The Hard Seltzer Trend Echoes the 19th Century Craze for LagerRoundup
tags: beer, brewing, alcohol, drinking, Commercial culture
Brian Alberts is a freelance historian and consultant specializing in American brewing and beer culture.
HNN editor's note: It is the official position of HNN that lager is good and hard seltzer is bad. Readers are free to make their own judgments.
Hard seltzers have been the trendy choice for American alcohol consumers lately. By the numbers, the bubbly beverage has positively exploded since the debut of White Claw in 2016, claiming a market share in five years that took craft beer 40 years to achieve. And a seemingly large facet of hard seltzer’s appeal has been its lingering reputation, which is both misleading and disputed, as a more health-conscious form of alcohol.
Hard seltzers are not the first to make such a claim in hopes of becoming more than a passing fad like Zima, wine coolers and Not Your Father’s Root Beer. In fact, the “king” of American alcoholic beverages, light lager beer, also began as a trendy curiosity attached to grandiose health claims.
Lager brewers in the 1850s, overwhelmingly German Americans, found their product well-received by the American public and further elevated it by claiming, controversially, that it was a healthy alternative to other forms of alcohol. While it’s no indicator of exactly where hard seltzer will be 170 years (or months, or days) from now, it’s worth exploring how bumpy the way to American drinkers’ hearts can be.

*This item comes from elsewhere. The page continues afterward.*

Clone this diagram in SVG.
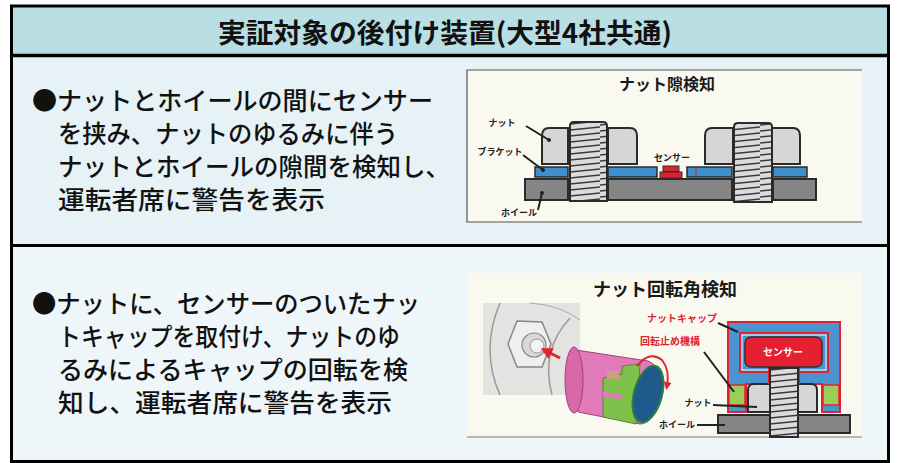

Lager beer first appeared in the United States about 1840, and it wasn’t popular. In fact, until that period, few Americans outside select urban areas like Albany, N.Y., and Philadelphia drank beer. They preferred whiskey, and to a lesser extent, hard cider — so much in fact that they outdrank 21st century Americans, on average, by a factor of two or three. But as the size and number of American cities began to grow and temperance activism pressured Americans to cut back on their overall drinking, beer-drinking became more widespread — and in lager’s case, controversial.
Lagers were introduced by a wave of German immigrants pouring in from Europe. To uninitiated Americans, lager was simply weird. But for Germans-turned-German-Americans, the beer was inseparable from the culture of its consumption. German Americans drank it in what looked to outsiders to be massive outdoor parties. Families, bands and social clubs took part, often in shady groves maintained by the brewers or saloon owners themselves. Parades, athletic demonstrations, political dialogue, shooting tournaments and concerts were featured in these “German Sundays,” and their spectacle drew a lot of outside attention.
But this boisterous festive culture served a purpose, expressing ethnocultural values about work-life balance, the importance of social bonds and the proper cultivation of the self. Lager beer was considered to be a physical manifestation of this process, an alcoholic aid that was wholesome, healthy and nutritious.
This generous perception was deeply embedded, particularly in the southern and western German cultures where many immigrants came from during this period. In fact, the Bavarian monarchy was continually vexed by civil discontent and periodic riots during the 1840s, all because the working-class believed that its “Kruggerechtikeit” — that is, the right to affordable and healthy beer — was being neglected. As hundreds of thousands emigrated to the United States, this perspective on beer followed.